JAKARTA, KOMPAS.com - Penyidik Komisi Pemberantasan Korupsi (KPK) kembali menjadwalkan pemeriksaan terhadap Direktur Utama PT PLN Persero Sofyan Basir, Selasa (31/7/2018). Selain Sofyan, KPK juga akan memeriksa CEO Blackgold Energy Indonesia Philip C Rickard.
Juru Bicara KPK Febri Diansyah mengatakan, Sofyan Basir akan diperiksa sebagai saksi untuk tersangka Johannes Budisutrisno Kotjo.
Johannes merupakan pengusaha sekaligus salah satu pemegang saham Blackgold Natural Resources Limited.
Baca juga: Siapakah Johannes Kotjo, Pengusaha yang Berani Menyuap hingga Rp 4,8 M Itu?
Sementara, Philip Rickard akan diperiksa sebagai saksi untuk tersangka Eni Maulani Saragih. Eni merupakan Wakil Ketua Komisi VII DPR RI.
Pada pemeriksaan yang lalu, Sofyan dikonfirmasi seputar pengetahuannya dalam kasus korupsi proyek PLTU yang melibatkan pengusaha dan anggota DPR.
Sofyan juga diminta penjelasan terkait barang bukti yang ditemukan saat rumah dan kantornya digeledah.

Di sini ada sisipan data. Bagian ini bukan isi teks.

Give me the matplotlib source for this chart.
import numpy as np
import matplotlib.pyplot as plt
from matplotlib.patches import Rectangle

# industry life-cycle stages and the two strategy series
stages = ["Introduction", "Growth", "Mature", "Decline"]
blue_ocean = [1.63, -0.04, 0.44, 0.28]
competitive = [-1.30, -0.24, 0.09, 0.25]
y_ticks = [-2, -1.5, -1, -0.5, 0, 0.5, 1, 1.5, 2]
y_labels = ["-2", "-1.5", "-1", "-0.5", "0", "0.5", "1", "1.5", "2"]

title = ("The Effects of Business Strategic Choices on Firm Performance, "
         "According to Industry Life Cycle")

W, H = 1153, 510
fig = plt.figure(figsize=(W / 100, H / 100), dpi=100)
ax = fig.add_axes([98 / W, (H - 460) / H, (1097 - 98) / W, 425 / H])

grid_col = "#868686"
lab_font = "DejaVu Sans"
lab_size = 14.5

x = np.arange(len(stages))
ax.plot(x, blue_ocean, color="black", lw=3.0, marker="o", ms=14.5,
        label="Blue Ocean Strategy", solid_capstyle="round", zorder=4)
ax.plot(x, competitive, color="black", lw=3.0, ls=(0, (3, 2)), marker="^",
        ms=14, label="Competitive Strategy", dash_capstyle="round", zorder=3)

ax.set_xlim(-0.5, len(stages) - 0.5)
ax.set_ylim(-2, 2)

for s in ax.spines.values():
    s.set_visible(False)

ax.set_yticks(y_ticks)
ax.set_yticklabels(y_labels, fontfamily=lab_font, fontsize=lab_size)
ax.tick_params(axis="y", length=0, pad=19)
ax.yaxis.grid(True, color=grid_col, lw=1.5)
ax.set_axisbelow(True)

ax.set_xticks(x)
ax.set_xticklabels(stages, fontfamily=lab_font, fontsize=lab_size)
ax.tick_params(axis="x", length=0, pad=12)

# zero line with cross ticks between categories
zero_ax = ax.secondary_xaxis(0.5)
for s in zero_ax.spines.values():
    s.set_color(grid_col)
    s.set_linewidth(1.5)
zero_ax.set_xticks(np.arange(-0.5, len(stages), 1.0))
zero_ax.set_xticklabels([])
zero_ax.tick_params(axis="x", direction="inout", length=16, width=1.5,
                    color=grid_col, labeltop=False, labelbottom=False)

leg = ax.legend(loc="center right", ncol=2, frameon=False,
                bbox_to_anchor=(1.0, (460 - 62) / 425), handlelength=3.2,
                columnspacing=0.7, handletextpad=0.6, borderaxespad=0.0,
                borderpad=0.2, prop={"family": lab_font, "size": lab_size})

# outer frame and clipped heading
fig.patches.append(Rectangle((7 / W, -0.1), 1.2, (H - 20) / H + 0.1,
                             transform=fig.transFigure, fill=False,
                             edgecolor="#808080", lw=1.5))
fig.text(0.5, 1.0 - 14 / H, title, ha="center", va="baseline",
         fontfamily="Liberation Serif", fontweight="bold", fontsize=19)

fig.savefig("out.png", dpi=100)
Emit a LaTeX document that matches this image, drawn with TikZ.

Baca juga: KPK Juga Geledah Kediaman Anggota DPR Eni Maulani dan Pengusaha Johannes Kotjo
Sebelumnya, KPK menetapkan Wakil Ketua Komisi VII DPR Eni Maulani Saragih sebagai tersangka atas kasus dugaan suap terkait kesepakatan kontrak kerja sama pembangunan PLTU Riau-1 di Provinsi Riau.
KPK juga menetapkan seorang pengusaha sekaligus salah satu pemegang saham Blackgold Natural Resources Limited, Johannes Budisutrisno Kotjo, yang diduga menjadi pihak pemberi suap.
KPK telah melakukan penyelidikan kasus ini sejak Juni 2018, setelah mendapatkan informasi dari masyarakat.
Baca juga: KPK Tetapkan Pengusaha Johannes Budisutrisno Kotjo sebagai Tersangka Suap
Pada Jumat (13/7/2018) siang, tim penindakan KPK mengidentifikasi adanya penyerahan uang dari Audrey Ratna Justianty kepada Tahta Maharaya di lantai 8 gedung Graha BIP.
Audrey merupakan sekretaris Johannes Budisutrisno Kotjo. Sedangkan Tahta adalah staf sekaligus keponakan Eni Maulani Saragih.
Menurut dugaan KPK, Eni menerima suap total sebesar Rp 4,8 miliar yang merupakan komitmen fee 2,5 persen dari nilai kontrak proyek pembangkit listrik 35 ribu megawatt itu.
Diduga, suap diberikan agar proses penandatanganan kerja sama terkait pembangunan PLTU Riau-1 berjalan mulus.